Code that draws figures
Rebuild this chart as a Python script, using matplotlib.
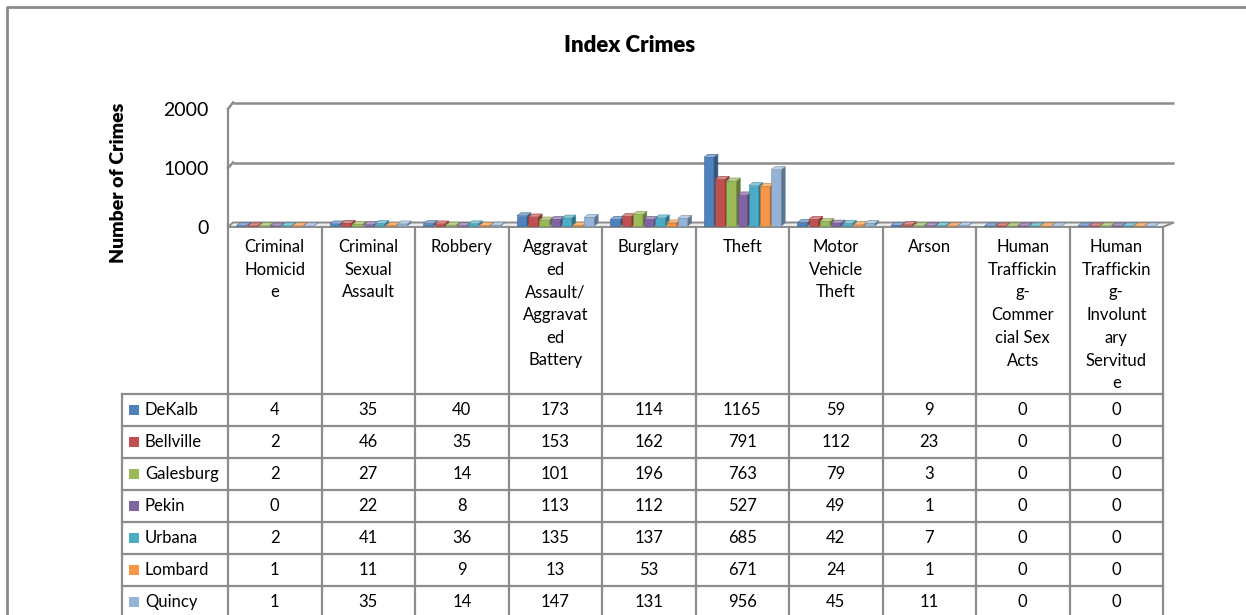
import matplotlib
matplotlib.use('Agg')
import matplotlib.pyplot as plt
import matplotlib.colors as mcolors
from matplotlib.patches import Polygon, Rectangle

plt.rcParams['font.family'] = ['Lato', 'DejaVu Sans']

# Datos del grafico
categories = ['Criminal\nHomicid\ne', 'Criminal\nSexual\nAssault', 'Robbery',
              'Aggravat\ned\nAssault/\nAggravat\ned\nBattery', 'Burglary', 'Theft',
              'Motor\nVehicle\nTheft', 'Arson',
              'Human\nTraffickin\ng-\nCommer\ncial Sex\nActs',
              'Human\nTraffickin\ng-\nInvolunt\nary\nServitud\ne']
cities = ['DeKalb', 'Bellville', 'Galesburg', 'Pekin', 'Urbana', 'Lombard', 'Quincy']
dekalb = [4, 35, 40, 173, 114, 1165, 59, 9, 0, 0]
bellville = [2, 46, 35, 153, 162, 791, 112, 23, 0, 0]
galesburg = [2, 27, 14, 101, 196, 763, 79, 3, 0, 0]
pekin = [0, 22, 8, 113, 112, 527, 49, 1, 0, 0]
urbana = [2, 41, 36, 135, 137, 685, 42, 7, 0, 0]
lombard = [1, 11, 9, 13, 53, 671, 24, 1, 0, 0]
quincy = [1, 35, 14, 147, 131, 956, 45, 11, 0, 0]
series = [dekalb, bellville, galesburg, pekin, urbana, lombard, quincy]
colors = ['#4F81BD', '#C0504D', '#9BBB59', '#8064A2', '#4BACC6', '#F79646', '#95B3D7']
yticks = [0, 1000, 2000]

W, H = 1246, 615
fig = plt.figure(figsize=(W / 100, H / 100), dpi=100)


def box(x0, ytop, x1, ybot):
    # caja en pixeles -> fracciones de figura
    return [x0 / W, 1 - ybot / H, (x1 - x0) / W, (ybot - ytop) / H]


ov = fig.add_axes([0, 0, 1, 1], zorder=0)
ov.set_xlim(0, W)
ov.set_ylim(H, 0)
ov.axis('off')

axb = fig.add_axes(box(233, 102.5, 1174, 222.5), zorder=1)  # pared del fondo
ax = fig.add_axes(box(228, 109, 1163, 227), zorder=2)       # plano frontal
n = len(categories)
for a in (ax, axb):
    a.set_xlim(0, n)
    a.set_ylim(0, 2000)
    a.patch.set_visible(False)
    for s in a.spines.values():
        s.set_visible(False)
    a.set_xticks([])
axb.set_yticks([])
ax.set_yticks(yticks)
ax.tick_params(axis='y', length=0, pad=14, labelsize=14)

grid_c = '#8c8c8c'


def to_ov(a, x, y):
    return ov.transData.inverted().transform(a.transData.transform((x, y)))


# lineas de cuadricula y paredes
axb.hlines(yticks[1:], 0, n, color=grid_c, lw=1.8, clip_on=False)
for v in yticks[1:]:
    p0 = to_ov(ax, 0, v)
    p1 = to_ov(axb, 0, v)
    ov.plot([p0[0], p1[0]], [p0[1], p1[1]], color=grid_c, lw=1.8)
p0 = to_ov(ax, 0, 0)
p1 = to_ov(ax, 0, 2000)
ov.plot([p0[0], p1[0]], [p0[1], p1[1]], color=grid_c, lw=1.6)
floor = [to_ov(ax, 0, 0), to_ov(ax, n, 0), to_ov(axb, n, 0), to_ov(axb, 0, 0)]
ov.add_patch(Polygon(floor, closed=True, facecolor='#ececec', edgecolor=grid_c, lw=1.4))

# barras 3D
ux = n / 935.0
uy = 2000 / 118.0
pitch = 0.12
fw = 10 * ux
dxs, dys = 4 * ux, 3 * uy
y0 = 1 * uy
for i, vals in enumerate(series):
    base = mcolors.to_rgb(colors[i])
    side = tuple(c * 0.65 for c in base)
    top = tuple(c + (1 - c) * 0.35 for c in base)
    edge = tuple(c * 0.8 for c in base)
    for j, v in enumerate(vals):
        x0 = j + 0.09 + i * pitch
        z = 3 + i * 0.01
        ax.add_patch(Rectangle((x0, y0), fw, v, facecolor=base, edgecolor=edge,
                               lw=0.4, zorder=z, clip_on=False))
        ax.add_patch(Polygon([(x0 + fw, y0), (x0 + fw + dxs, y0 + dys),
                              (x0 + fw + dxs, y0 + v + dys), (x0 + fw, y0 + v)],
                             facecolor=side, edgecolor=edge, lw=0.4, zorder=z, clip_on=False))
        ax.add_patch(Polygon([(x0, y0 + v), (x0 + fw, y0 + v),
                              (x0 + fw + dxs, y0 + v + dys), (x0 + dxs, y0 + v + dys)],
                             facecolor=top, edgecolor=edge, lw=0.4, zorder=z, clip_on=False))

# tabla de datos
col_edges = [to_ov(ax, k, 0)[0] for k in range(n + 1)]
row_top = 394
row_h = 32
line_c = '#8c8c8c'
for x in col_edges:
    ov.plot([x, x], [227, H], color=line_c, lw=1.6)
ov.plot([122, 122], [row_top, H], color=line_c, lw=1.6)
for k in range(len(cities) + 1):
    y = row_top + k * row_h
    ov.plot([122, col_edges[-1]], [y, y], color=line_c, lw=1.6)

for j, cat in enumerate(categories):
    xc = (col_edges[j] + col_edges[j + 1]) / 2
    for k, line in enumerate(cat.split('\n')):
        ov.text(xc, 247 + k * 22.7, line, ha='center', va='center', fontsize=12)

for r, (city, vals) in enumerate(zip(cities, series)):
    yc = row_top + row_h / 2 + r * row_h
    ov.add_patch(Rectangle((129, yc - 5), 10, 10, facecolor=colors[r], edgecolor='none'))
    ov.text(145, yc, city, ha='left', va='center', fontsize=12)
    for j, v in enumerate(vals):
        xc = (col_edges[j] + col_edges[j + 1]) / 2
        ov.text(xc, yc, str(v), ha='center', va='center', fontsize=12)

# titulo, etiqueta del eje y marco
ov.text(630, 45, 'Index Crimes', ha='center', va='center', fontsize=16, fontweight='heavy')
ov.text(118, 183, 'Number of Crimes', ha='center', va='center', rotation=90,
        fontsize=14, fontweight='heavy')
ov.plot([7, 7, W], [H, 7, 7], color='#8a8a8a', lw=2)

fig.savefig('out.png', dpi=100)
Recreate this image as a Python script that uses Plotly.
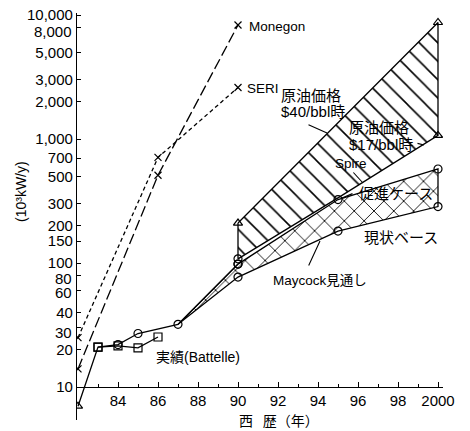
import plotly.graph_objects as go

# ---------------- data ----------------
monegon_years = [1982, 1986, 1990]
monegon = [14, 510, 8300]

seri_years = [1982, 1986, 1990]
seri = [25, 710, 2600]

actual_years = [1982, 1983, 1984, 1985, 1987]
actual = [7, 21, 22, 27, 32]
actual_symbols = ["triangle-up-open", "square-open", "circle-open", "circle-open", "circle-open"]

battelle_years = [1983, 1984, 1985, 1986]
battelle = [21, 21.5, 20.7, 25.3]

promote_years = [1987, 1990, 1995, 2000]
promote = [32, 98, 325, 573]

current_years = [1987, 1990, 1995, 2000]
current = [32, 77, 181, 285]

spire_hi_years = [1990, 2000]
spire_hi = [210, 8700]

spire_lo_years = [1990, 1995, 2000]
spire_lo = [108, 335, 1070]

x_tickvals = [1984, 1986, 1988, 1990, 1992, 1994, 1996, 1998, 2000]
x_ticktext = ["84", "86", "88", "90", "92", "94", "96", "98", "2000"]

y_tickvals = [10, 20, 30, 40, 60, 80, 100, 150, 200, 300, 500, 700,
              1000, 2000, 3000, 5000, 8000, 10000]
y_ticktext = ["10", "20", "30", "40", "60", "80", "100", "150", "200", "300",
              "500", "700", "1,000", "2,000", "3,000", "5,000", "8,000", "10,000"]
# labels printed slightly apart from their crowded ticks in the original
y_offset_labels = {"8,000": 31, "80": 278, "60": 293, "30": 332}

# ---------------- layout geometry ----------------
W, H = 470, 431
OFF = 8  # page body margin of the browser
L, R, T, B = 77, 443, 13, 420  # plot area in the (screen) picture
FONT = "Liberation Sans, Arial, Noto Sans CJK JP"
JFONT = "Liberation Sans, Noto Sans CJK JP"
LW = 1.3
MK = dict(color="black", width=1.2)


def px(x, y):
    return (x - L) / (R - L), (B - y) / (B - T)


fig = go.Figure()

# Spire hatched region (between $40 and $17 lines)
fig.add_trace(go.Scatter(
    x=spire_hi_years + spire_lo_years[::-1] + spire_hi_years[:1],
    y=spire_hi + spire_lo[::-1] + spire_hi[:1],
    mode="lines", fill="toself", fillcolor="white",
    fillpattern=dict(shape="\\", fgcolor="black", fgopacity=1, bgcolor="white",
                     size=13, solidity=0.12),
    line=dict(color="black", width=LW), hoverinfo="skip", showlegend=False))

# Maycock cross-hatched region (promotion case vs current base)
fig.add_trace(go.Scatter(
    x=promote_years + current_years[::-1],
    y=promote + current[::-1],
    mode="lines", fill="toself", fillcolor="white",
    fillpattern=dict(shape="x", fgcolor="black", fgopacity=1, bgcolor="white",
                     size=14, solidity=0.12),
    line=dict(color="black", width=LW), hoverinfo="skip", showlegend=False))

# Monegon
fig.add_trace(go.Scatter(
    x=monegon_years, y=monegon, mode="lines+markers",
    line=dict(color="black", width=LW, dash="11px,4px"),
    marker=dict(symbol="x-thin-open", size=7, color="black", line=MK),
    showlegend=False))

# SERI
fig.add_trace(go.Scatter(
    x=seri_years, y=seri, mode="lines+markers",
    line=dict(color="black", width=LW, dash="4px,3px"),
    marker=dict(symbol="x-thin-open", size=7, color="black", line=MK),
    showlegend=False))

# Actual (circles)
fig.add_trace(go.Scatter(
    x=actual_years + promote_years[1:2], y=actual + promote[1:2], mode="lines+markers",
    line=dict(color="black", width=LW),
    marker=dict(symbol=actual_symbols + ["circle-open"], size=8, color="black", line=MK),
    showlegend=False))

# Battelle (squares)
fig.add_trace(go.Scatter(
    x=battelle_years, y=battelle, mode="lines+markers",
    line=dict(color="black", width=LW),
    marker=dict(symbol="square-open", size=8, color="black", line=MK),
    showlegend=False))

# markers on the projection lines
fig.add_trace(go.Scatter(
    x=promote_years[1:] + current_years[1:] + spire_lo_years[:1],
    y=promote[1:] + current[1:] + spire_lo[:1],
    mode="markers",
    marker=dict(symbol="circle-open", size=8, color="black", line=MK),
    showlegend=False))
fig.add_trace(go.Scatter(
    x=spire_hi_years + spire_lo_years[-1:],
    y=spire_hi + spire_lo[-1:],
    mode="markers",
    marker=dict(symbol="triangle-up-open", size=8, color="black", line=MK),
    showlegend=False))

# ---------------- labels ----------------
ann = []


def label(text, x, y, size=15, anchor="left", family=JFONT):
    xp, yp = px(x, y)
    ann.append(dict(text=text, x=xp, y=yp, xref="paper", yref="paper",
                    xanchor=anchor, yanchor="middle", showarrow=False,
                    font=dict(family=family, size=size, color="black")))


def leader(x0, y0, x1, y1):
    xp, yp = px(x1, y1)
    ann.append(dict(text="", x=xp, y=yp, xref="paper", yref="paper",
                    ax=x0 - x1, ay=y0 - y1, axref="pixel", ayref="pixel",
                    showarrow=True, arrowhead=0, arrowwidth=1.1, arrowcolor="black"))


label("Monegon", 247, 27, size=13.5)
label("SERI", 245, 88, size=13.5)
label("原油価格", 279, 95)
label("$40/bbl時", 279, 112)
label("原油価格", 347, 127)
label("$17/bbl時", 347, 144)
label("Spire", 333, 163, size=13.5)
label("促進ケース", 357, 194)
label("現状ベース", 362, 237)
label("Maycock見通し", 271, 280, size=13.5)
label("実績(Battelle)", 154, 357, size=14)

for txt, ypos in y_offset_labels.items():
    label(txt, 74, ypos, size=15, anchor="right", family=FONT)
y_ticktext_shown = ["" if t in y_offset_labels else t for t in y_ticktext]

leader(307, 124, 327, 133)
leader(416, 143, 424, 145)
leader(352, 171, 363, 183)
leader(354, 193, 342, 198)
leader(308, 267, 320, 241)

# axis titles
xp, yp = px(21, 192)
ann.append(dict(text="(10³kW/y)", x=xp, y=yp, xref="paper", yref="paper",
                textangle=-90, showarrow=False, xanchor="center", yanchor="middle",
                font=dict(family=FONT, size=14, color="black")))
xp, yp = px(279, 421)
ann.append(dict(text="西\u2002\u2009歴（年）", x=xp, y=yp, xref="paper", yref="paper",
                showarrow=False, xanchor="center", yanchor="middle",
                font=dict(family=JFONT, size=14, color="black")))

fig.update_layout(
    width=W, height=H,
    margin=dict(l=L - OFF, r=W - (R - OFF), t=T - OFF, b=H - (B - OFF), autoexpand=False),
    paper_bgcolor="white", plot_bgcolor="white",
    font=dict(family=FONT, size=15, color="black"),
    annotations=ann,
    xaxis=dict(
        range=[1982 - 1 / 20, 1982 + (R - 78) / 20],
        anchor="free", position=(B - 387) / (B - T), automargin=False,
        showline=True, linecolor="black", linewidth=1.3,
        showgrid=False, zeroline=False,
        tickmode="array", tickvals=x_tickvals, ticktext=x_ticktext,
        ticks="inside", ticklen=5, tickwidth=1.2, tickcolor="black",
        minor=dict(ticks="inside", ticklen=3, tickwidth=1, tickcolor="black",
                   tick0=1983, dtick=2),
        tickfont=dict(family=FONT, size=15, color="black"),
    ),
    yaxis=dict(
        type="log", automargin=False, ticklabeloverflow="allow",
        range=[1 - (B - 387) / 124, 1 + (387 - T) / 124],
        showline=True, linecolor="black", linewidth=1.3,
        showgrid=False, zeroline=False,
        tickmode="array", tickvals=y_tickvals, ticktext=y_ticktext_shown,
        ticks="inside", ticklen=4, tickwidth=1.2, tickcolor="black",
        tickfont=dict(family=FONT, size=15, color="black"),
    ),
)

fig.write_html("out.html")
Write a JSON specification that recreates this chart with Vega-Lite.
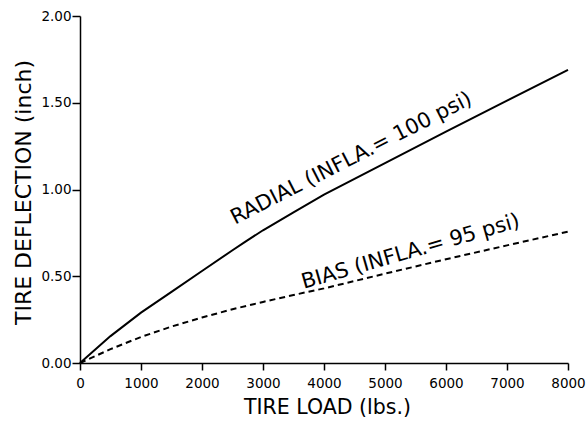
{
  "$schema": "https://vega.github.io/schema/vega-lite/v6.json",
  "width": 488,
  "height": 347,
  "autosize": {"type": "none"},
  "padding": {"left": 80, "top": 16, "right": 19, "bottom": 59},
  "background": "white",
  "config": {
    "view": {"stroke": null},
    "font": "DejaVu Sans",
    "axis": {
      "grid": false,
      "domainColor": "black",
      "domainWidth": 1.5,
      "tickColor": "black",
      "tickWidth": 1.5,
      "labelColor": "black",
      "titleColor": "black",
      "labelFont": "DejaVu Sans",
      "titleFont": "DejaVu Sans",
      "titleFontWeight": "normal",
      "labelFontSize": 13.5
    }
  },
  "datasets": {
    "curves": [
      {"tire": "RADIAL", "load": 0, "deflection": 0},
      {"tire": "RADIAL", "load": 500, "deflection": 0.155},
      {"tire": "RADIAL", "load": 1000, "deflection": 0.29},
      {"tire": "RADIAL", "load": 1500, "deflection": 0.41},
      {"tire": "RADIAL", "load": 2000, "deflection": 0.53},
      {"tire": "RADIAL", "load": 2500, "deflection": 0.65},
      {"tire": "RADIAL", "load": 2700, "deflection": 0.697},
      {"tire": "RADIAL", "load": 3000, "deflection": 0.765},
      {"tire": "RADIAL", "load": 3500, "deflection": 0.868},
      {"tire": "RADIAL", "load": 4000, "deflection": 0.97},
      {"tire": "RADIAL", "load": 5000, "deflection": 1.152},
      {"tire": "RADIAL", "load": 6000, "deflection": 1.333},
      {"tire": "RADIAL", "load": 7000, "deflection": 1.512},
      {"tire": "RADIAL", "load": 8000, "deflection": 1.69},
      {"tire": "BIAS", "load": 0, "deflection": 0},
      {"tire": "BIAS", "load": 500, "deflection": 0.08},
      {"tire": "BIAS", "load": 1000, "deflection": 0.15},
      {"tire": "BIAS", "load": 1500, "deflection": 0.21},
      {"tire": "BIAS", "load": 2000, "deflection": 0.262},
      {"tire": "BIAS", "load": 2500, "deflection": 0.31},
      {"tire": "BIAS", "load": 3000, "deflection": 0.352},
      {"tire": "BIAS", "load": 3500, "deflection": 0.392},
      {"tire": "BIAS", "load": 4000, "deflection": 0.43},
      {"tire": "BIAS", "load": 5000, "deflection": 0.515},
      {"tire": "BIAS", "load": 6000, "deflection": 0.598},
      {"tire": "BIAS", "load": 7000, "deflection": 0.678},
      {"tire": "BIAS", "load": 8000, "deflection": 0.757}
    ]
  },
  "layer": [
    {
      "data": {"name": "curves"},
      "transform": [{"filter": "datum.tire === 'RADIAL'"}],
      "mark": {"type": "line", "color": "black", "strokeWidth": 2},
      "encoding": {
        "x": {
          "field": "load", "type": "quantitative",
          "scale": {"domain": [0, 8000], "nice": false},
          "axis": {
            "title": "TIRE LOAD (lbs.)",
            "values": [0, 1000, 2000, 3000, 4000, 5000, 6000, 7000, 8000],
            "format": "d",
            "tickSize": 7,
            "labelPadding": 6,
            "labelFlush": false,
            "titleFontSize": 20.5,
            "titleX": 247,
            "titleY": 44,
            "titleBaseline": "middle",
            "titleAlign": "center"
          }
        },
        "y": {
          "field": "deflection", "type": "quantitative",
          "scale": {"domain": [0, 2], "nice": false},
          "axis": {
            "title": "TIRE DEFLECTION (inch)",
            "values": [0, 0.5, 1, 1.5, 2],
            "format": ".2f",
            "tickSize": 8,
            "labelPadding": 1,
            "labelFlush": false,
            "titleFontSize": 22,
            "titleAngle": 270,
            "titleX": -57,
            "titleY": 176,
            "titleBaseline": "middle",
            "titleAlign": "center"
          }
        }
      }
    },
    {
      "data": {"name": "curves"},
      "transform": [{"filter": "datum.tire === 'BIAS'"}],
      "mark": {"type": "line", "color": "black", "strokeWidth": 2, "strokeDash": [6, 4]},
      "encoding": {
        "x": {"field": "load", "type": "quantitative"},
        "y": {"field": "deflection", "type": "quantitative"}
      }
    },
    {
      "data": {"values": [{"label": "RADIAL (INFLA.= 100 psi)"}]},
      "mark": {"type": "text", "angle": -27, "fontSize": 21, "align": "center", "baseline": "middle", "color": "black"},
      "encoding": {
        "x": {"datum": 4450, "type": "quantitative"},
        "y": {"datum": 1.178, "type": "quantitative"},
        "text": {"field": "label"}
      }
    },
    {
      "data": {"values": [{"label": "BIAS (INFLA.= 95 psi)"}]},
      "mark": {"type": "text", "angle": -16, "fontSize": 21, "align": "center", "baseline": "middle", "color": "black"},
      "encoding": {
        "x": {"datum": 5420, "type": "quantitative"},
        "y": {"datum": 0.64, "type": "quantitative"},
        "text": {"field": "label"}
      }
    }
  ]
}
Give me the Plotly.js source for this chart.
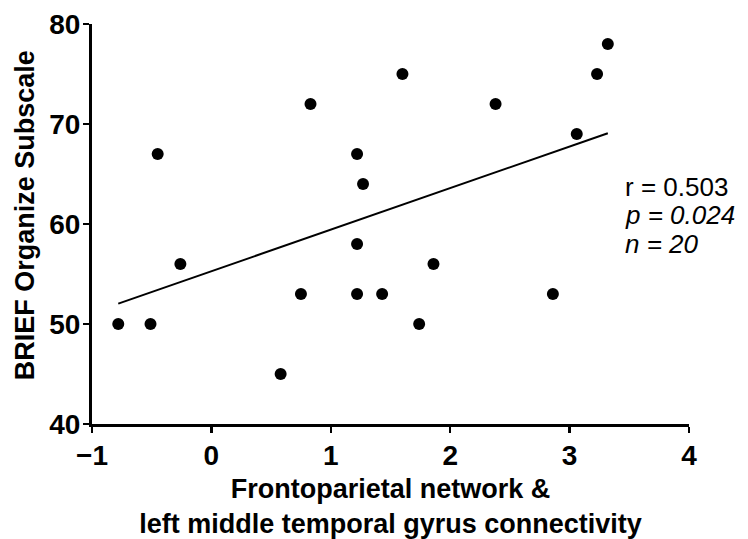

What is being asked:
With all pictures left out, please transcribe exactly the lines from the start of the material through the line with "plt.rcParams['font.family'] = ['Lato', 'DejaVu".

Response:
Rebuild this chart as a Python script, using matplotlib.
import matplotlib
matplotlib.use('Agg')
import matplotlib.pyplot as plt
import matplotlib.colors as mcolors
from matplotlib.patches import Polygon, Rectangle

plt.rcParams['font.family'] = ['Lato', 'DejaVu Sans']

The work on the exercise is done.